From Old Norse 'súla' meaning sun or gannet bird; also a literary name from Toni Morrison.
Sula operates on at least three registers simultaneously: as a diminutive of Ursula (from Latin ursa, "bear"), as a Norse word for the gannet, a spectacular seabird known for its dramatic high-speed dives into the ocean (which gives its name to the Sula archipelago in Norway), and most powerfully in contemporary cultural memory, as the title character of Toni Morrison's 1973 novel. Each layer enriches the name with distinct character — animistic strength, geographic rootedness, and literary depth. Morrison's Sula Peace is one of American literature's most complex protagonists: a Black woman who refuses the available scripts for womanhood in 1920s Ohio, who is alternately condemned and needed by her community, who lives experimentally and pays for it, and who is loved with the fierce ambivalence that truly free people sometimes provoke.

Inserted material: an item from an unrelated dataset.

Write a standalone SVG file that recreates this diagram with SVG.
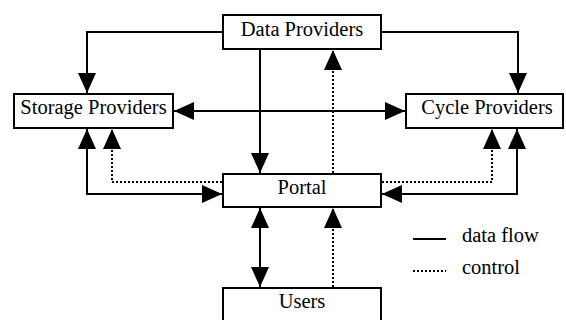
<svg xmlns="http://www.w3.org/2000/svg" width="566" height="320" viewBox="0 0 566 320">
<style>
.box{fill:#fff;stroke:#000;stroke-width:2}
.lbl{font-family:"Liberation Serif","Times New Roman",serif;font-size:20.5px;fill:#000;text-anchor:middle}
.leg{font-family:"Liberation Serif","Times New Roman",serif;font-size:20.5px;fill:#000}
.solid{fill:none;stroke:#000;stroke-width:2}
.dot{fill:none;stroke:#000;stroke-width:2;stroke-dasharray:2 2}
</style>
<defs>
<marker id="ah" viewBox="0 0 20 18" refX="20" refY="9" markerWidth="20" markerHeight="18" markerUnits="userSpaceOnUse" orient="auto-start-reverse">
<path d="M0,0 L20,9 L0,18 z" fill="#000"/>
</marker>
</defs>
<rect width="566" height="320" fill="#fff"/>
<g id="connectors">
<path class="solid" d="M222,32 H87 V93" marker-end="url(#ah)"/>
<path class="solid" d="M382,32 H518 V93" marker-end="url(#ah)"/>
<path class="solid" d="M174,111 H405" marker-start="url(#ah)" marker-end="url(#ah)"/>
<path class="solid" d="M260,50 V173" marker-end="url(#ah)"/>
<path class="dot" d="M333,173 V50" marker-end="url(#ah)"/>
<path class="solid" d="M222,194 H87 V129" marker-start="url(#ah)" marker-end="url(#ah)"/>
<path class="dot" d="M222,182 H112 V129" marker-end="url(#ah)"/>
<path class="solid" d="M382,194 H517 V129" marker-start="url(#ah)" marker-end="url(#ah)"/>
<path class="dot" d="M382,182 H492 V129" marker-end="url(#ah)"/>
<path class="solid" d="M260,208 V287" marker-start="url(#ah)" marker-end="url(#ah)"/>
<path class="dot" d="M333,287 V208" marker-end="url(#ah)"/>
</g>
<g id="data-providers">
<rect class="box" x="223" y="15" width="158" height="34"/>
<text class="lbl" x="302" y="35.5">Data Providers</text>
</g>
<g id="storage-providers">
<rect class="box" x="14" y="94" width="159" height="34"/>
<text class="lbl" x="93.5" y="114">Storage Providers</text>
</g>
<g id="cycle-providers">
<rect class="box" x="406" y="94" width="157" height="34"/>
<text class="lbl" x="487" y="114">Cycle Providers</text>
</g>
<g id="portal">
<rect class="box" x="223" y="174" width="158" height="33"/>
<text class="lbl" x="302" y="194">Portal</text>
</g>
<g id="users">
<rect class="box" x="223" y="288" width="158" height="40"/>
<text class="lbl" x="302" y="307.5">Users</text>
</g>
<g id="legend">
<line class="solid" x1="413" y1="239" x2="446" y2="239"/>
<text class="leg" x="462" y="242">data flow</text>
<line class="dot" x1="413" y1="271" x2="446" y2="271"/>
<text class="leg" x="462" y="273.5">control</text>
</g>
</svg>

Morrison chose the name with care — short, unusual, capable of carrying the weight of an entire argument about freedom, community, and the cost of self-determination. The novel was a finalist for the National Book Award and has never gone out of print. It is studied in high schools and universities, and the name Sula carries its resonance.

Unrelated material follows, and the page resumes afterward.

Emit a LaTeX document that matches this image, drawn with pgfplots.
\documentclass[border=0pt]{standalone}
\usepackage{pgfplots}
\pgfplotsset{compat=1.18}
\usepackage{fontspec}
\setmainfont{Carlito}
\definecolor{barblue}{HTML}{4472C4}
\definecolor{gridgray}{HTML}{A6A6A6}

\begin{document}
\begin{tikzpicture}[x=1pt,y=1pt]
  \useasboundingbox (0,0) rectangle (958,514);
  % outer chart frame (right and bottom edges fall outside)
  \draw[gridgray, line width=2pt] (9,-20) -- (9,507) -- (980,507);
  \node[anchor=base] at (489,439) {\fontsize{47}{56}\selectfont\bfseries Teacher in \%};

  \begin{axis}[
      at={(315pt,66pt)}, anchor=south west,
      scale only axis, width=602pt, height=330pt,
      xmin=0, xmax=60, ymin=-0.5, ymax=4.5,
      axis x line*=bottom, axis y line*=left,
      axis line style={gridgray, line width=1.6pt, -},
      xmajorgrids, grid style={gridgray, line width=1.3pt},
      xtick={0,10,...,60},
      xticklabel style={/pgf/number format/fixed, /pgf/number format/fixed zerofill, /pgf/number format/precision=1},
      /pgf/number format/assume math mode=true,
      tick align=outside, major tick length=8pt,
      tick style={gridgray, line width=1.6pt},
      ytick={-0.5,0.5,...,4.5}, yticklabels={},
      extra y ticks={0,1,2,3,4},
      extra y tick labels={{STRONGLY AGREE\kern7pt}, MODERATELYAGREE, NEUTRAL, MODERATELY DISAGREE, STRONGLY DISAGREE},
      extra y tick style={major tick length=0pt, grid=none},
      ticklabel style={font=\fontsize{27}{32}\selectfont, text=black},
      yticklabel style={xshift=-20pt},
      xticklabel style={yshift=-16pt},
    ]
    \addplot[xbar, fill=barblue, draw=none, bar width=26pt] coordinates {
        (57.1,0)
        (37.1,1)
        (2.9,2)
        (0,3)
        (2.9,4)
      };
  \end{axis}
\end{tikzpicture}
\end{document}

Apart from Morrison's novel, Sula has Scandinavian coastal associations: in Norwegian communities, the gannet's name was occasionally borrowed for girls as a nature name in the tradition of Björk (birch), Lind (lime tree), or Falk (falcon). Today Sula appeals to parents who want a name that is brief and striking, with literary or geographical roots that reward inquiry. It sounds ancient and modern at once, simple on the surface and layered underneath.